Anger and politics had become core to his faith. He attended talks on the plight of Muslims around the world – in Bosnia, Kashmir, Palestine and later Chechnya. He saw this suffering for himself when Bosnian refugees moved into Hackney and began coming to his shop. He concluded Muslims were the victims of conspiracies.

Hamid was an occasional member of Abu Hamza’s congregation at Finsbury Park Mosque. His co-accused in the trial, Atilla Ahmet, had been Hamza’s right-hand man.

Other men at the mosque included some who had fought abroad in previous jihadi escapades – resisting the Soviets in Afghanistan or taking part in the bloody violence that tore apart Algeria.

Hamid was not himself part of Muktar Ibrahim’s 21/7 bomb plot. But investigators say he played a critical role in the radicalisation of the men who carried the devices.

The recordings appear at first to be rambling and incoherent, punctuated with the domestic noise of kids, tea cups and shuffling feet.

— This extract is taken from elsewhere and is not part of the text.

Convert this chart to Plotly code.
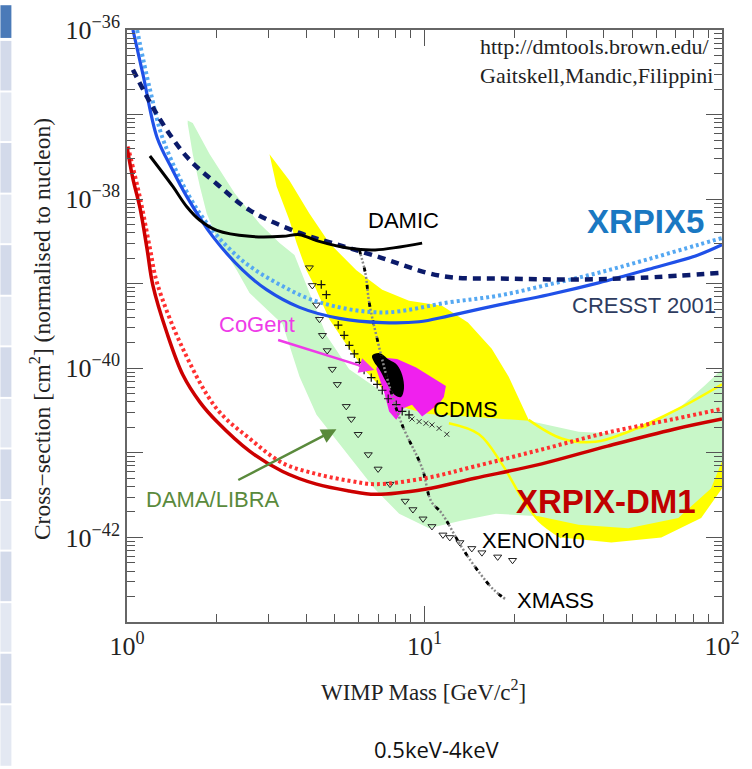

But time and again the same topics emerged: the Jews, Americans, Muslims under attack, Muslims who have sold out, Bush, Blair, war in Iraq and a claimed theological justification for violence to defend the global brotherhood.

The BBC, to its credit, also mentions the fact that Mr Hamid appeared in a BBC documentary entitled “Don’t Panic, I’m Islamic”. The message of that documentary was that muslims who wore religious dress were suffering prejudice and discrimination within Britain, where they were treated as if they were terrorists.

That is most certainly an injustice. But it is not one which Mr Hamid, a terrorist recruiter and trainer, is in any position to complain about.

The documentary was aired a few days before 7/7.

You can see Mr Hamid on that documentary here.

UPDATE

Nasreen Suleaman was a researcher on that programme, and took Mr Hamid paintballing:

Nasreen Suleaman, a researcher on the programme, told the court that Mr Hamid, 50, contacted her after the July 2005 attack and told her of his association with the bombers. But she said that she felt no obligation to contact the police with this information. Ms Suleaman said that she informed senior BBC managers but was not told to contact the police.

Ms Suleaman told the court that Mr Hamid was keen to appear in the programme. She said: “He was so up for it. We took the decision that paintballing would be a fun way of introducing him.

So, let’s get this right. Nasreen Suleaman knew that Hamid was associated with the bombers. She decided not to tell the police herself. She did, however, inform her BBC managers.

Who were these BBC managers? Did they report this information to the police? If not, why not?

I don’t know about the BBC management structure. Did she report what she had been told to the producer of the programme, Phil Rees?

Phil Rees, who produced the show, told the court that he was impressed by Mr Hamid’s sense of humour while looking for someone to appear in the documentary. He said: “I think he had a comic touch and he represented a strand within British Muslims. I took it as more like a rather Steptoe and Son figure rather than seriously persuasive. I saw him as a kind of Cockney comic.” Mr Rees, who now works for the Arabic TV station al-Jazeera, gave Mr Hamid a signed copy of his book Dining With Terrorists.

I don’t know what the BBC senior managers did, but this is what should have happened:

The Terrorism Act 2000
We have a legal obligation under the Terrorism Act 2000 to disclose to the police, as soon as reasonably practicable, any information which we know or believe might be of material assistance in:

preventing the commission of an act of terrorism anywhere in the world.
securing the apprehension, prosecution or conviction of a person in the UK, for an offence involving the commission, preparation or instigation of an act of terrorism.
It is a criminal offence not to disclose such information, punishable by up to 5 years in prison. Any situation where BBC staff may be in potential breach of the Terrorism Act must be referred to Controller Editorial Policy and Programme Legal Advice.

The Act also outlaws certain national and international organisations described as “terrorist” groups, making it illegal for them to operate in the UK. Details of the list can be found at www.homeoffice.gov.uk/terrorism/threat/index.html.

I hope that somebody looks into this.